On the foreign front, the central bank is now talking about a "continued contraction" in Europe, and saying that China and other emerging economies have "slowed somewhat more than expected." It added the word "weak" to describe export demand, and said it now expects Canadian exports won't return to pre-recession levels "until the first half of 2014" – pushed back from "the beginning of 2014" in the September statement.

On inflation, the bank indicated that with a "small degree of slack" having opened up in the economy, the outlook for price increases has been pushed back. Total consumer price index (CPI) inflation is now projected to return to the bank's 2-per-cent target "by the end of 2013" – back roughly a quarter of a year from its previous call.

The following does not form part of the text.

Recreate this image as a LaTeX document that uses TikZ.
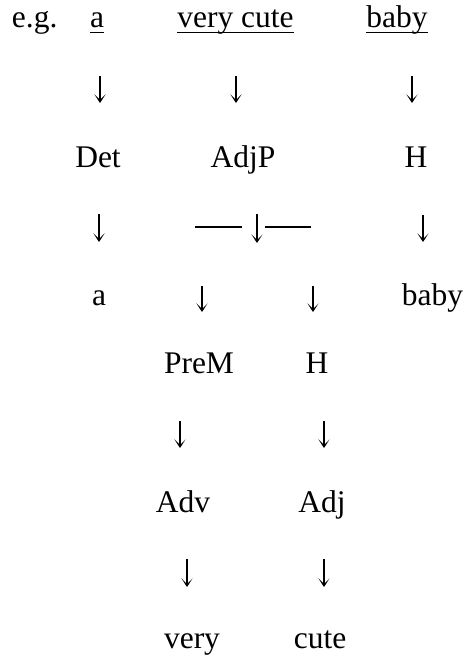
\documentclass[tikz,border=0pt]{standalone}
\usepackage{fontspec}
\setmainfont{Liberation Serif}
\usetikzlibrary{arrows.meta}

\tikzset{
  word/.style={inner sep=0pt, outer sep=0pt, anchor=base,
               font=\fontsize{31.5}{38}\selectfont},
  downarr/.style={line width=1.2pt,
                  -{Stealth[length=8.5pt,width=11pt,inset=5.5pt]}},
  bar/.style={line width=1.7pt},
  uline/.style={line width=1.2pt}
}

\begin{document}
\begin{tikzpicture}[x=1pt,y=-1pt]
  \useasboundingbox (0,0) rectangle (468,660);

  % top line: the example phrase
  \node[word, anchor=base west] (eg) at (12,28) {e.g.};
  \node[word] (wa)    at (97,28)    {a};
  \node[word] (wvc)   at (235.5,28) {very cute};
  \node[word] (wbaby) at (397,28)   {baby};
  \foreach \w in {wa,wvc,wbaby}
    \draw[uline] ([yshift=-4.7pt]\w.base west) -- ([yshift=-4.7pt]\w.base east);

  % functions
  \node[word] (det)  at (98,168)  {Det};
  \node[word] (adjp) at (243,168) {AdjP};
  \node[word] (h1)   at (416,168) {H};

  % fillers of Det and H
  \node[word] (fa)    at (99,305)    {a};
  \node[word] (fbaby) at (432.5,305) {baby};

  % inside the AdjP
  \node[word] (prem) at (199,373) {PreM};
  \node[word] (h2)   at (317,373) {H};
  \node[word] (adv)  at (183,512) {Adv};
  \node[word] (adj)  at (322,512) {Adj};
  \node[word] (fvery) at (192,648) {very};
  \node[word] (fcute) at (320,648) {cute};

  % arrow ends: name/x/top/bottom
  \foreach \n/\x/\ya/\yb in {
      r1/100/76/103, r2/236/76/103, r3/412/76/103,
      r4/99/214/242, r5/257/214/243, r6/423/215/242,
      r7/202/286/312, r8/313/286/312,
      r9/180/421/448, r10/324/421/448,
      r11/187/559/587, r12/324/559/587} {
    \coordinate (\n s) at (\x,\ya);
    \coordinate (\n e) at (\x,\yb);
  }
  \foreach \n in {r1,r2,r3,r4,r5,r6,r7,r8,r9,r10,r11,r12}
    \draw[downarr] (\n s) -- (\n e);

  % the bar that splits the AdjP
  \coordinate (bl1) at (195,227);
  \coordinate (bl2) at (242,227);
  \coordinate (br1) at (265,227);
  \coordinate (br2) at (311,227);
  \draw[bar] (bl1) -- (bl2);
  \draw[bar] (br1) -- (br2);
\end{tikzpicture}
\end{document}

But aside from the household-debt comments, the new wording surrounding the strong dollar might be the most intriguing new twist in the statement. The central bank added the comment that the currency's strength "is being influenced by safe-haven flows and spillover from global monetary policy."

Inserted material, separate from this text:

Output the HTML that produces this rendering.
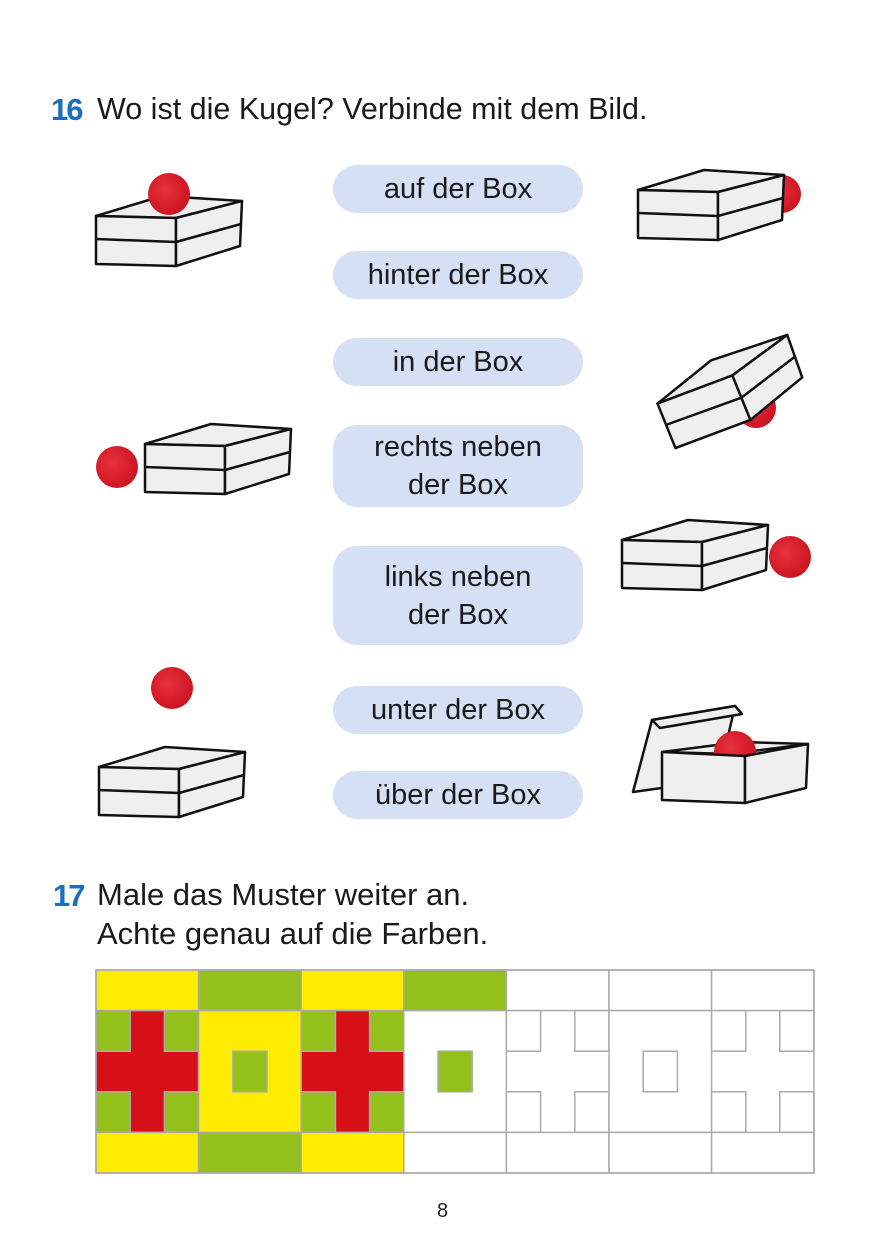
<!DOCTYPE html>
<html><head><meta charset="utf-8"><style>
html,body{margin:0;padding:0;background:#fff;}
body{width:887px;height:1258px;position:relative;overflow:hidden;font-family:"Liberation Sans",sans-serif;}
.t{position:absolute;font-size:30.5px;color:#1a1a1a;white-space:nowrap;}
.t2{font-size:31px;}
.n{position:absolute;font-size:31px;font-weight:bold;color:#1c6fbf;letter-spacing:-2px;}
.p{position:absolute;left:333px;width:250px;background:#d5e0f4;border-radius:24px;display:flex;align-items:center;justify-content:center;text-align:center;font-size:29px;line-height:38px;color:#1a1a1a;}
svg{position:absolute;left:0;top:0;}
</style></head><body>
<div class="n" style="left:51px;top:92px;">16</div>
<div class="t" style="left:97px;top:92px;">Wo ist die Kugel? Verbinde mit dem Bild.</div>
<div class="p" style="top:165px;height:48px;">auf der Box</div>
<div class="p" style="top:251px;height:48px;">hinter der Box</div>
<div class="p" style="top:338px;height:48px;">in der Box</div>
<div class="p" style="top:425px;height:82px;">rechts neben<br>der Box</div>
<div class="p" style="top:546px;height:99px;">links neben<br>der Box</div>
<div class="p" style="top:686px;height:48px;">unter der Box</div>
<div class="p" style="top:771px;height:48px;">über der Box</div>
<div class="n" style="left:53px;top:878px;">17</div>
<div class="t t2" style="left:97px;top:877px;">Male das Muster weiter an.</div>
<div class="t t2" style="left:97px;top:916px;">Achte genau auf die Farben.</div>
<div style="position:absolute;left:437px;top:1200px;font-size:20px;color:#222;">8</div>
<svg width="887" height="1258" viewBox="0 0 887 1258">
<defs>
<g id="box" stroke="#111" stroke-width="2.5" stroke-linejoin="round" fill="#f0eff0">
<polygon points="0,20 80,22 146,5 66,0"/>
<polygon points="0,20 80,22 80,70 0,68"/>
<polygon points="80,22 146,5 144,50 80,70"/>
<line x1="0" y1="43" x2="80" y2="46" fill="none"/>
<line x1="80" y1="46" x2="145" y2="28" fill="none"/>
</g>
<radialGradient id="rb" cx="0.4" cy="0.4" r="0.7"><stop offset="0" stop-color="#e8323c"/><stop offset="1" stop-color="#c8101e"/></radialGradient>
</defs>
<use href="#box" x="96" y="196"/>
<circle cx="169" cy="194" r="21" fill="url(#rb)"/>
<circle cx="782" cy="194" r="19" fill="url(#rb)"/>
<use href="#box" x="638" y="170"/>
<circle cx="756" cy="408" r="20" fill="url(#rb)"/>
<g transform="translate(650,385) rotate(-22)"><use href="#box" x="0" y="0"/></g>
<circle cx="117" cy="467" r="21" fill="url(#rb)"/>
<use href="#box" x="145" y="424"/>
<use href="#box" x="622" y="520"/>
<circle cx="790" cy="557" r="21" fill="url(#rb)"/>
<circle cx="172" cy="688" r="21" fill="url(#rb)"/>
<use href="#box" x="99" y="747"/>
<g stroke="#111" stroke-width="2.5" stroke-linejoin="round" fill="#f0eff0">
<polygon points="633,792 652,720 735,706 718,780"/>
<polygon points="652,720 660,728 742,714 735,706"/>
<polygon points="662,752 740,742 808,744 730,754"/>
</g>
<circle cx="735" cy="752" r="21" fill="url(#rb)"/>
<g stroke="#111" stroke-width="2.5" stroke-linejoin="round" fill="#f0eff0">
<polygon points="662,752 745,756 745,803 662,800"/>
<polygon points="745,756 808,744 806,788 745,803"/>
</g>
<rect x="96" y="970" width="718" height="203" fill="#fff"/>
<g stroke="#aaa" stroke-width="1.5">
<rect x="96" y="970" width="102.6" height="40.6" fill="#ffec00"/>
<rect x="96" y="1010.6" width="34.2" height="40.6" fill="#94c01c"/>
<rect x="164.4" y="1010.6" width="34.2" height="40.6" fill="#94c01c"/>
<rect x="96" y="1091.8" width="34.2" height="40.6" fill="#94c01c"/>
<rect x="164.4" y="1091.8" width="34.2" height="40.6" fill="#94c01c"/>
<polygon points="130.2,1010.6 164.4,1010.6 164.4,1051.2 198.6,1051.2 198.6,1091.8 164.4,1091.8 164.4,1132.4 130.2,1132.4 130.2,1091.8 96,1091.8 96,1051.2 130.2,1051.2" fill="#d70f17"/>
<rect x="96" y="1132.4" width="102.6" height="40.6" fill="#ffec00"/>
<rect x="198.6" y="970" width="102.6" height="40.6" fill="#94c01c"/>
<rect x="198.6" y="1010.6" width="102.6" height="121.8" fill="#ffec00"/>
<rect x="232.8" y="1051.2" width="34.2" height="40.6" fill="#94c01c"/>
<rect x="198.6" y="1132.4" width="102.6" height="40.6" fill="#94c01c"/>
<rect x="301.2" y="970" width="102.6" height="40.6" fill="#ffec00"/>
<rect x="301.2" y="1010.6" width="34.2" height="40.6" fill="#94c01c"/>
<rect x="369.6" y="1010.6" width="34.2" height="40.6" fill="#94c01c"/>
<rect x="301.2" y="1091.8" width="34.2" height="40.6" fill="#94c01c"/>
<rect x="369.6" y="1091.8" width="34.2" height="40.6" fill="#94c01c"/>
<polygon points="335.4,1010.6 369.6,1010.6 369.6,1051.2 403.8,1051.2 403.8,1091.8 369.6,1091.8 369.6,1132.4 335.4,1132.4 335.4,1091.8 301.2,1091.8 301.2,1051.2 335.4,1051.2" fill="#d70f17"/>
<rect x="301.2" y="1132.4" width="102.6" height="40.6" fill="#ffec00"/>
<rect x="403.8" y="970" width="102.6" height="40.6" fill="#94c01c"/>
<rect x="403.8" y="1010.6" width="102.6" height="121.8" fill="#fff"/>
<rect x="438" y="1051.2" width="34.2" height="40.6" fill="#94c01c"/>
<rect x="403.8" y="1132.4" width="102.6" height="40.6" fill="#fff"/>
<rect x="506.4" y="970" width="102.6" height="40.6" fill="#fff"/>
<rect x="506.4" y="1010.6" width="34.2" height="40.6" fill="#fff"/>
<rect x="574.8" y="1010.6" width="34.2" height="40.6" fill="#fff"/>
<rect x="506.4" y="1091.8" width="34.2" height="40.6" fill="#fff"/>
<rect x="574.8" y="1091.8" width="34.2" height="40.6" fill="#fff"/>
<rect x="506.4" y="1132.4" width="102.6" height="40.6" fill="#fff"/>
<rect x="609" y="970" width="102.6" height="40.6" fill="#fff"/>
<rect x="609" y="1010.6" width="102.6" height="121.8" fill="#fff"/>
<rect x="643.2" y="1051.2" width="34.2" height="40.6" fill="#fff"/>
<rect x="609" y="1132.4" width="102.6" height="40.6" fill="#fff"/>
<rect x="711.6" y="970" width="102.4" height="40.6" fill="#fff"/>
<rect x="711.6" y="1010.6" width="34.2" height="40.6" fill="#fff"/>
<rect x="779.8" y="1010.6" width="34.2" height="40.6" fill="#fff"/>
<rect x="711.6" y="1091.8" width="34.2" height="40.6" fill="#fff"/>
<rect x="779.8" y="1091.8" width="34.2" height="40.6" fill="#fff"/>
<rect x="711.6" y="1132.4" width="102.4" height="40.6" fill="#fff"/>
<rect x="96" y="970" width="718" height="203" fill="none"/>
</g>
</svg>
</body></html>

This hints broadly at something the Bank of Canada has talked about before: The difference, in policy implications, between "good" currency appreciation and "bad" currency appreciation. The "good" kind, when the dollar rises because of underlying strength in the Canadian economy and trade flows, is sustainable and justified by the underlying conditions. The "bad" kind is fuelled by speculative trading and external factors that are inconsistent with the fundamentals, and effectively creates a drag on the Canadian economy.

We're in "bad" territory now. The fact that the central bank is making note of it is an indication that it is frustrated by the threat, and its counter-productive effect on Canada's ability to accelerate its growth pace. It's also a sign that on the path toward eventual rate increases, the sky-high currency will be a serious road block.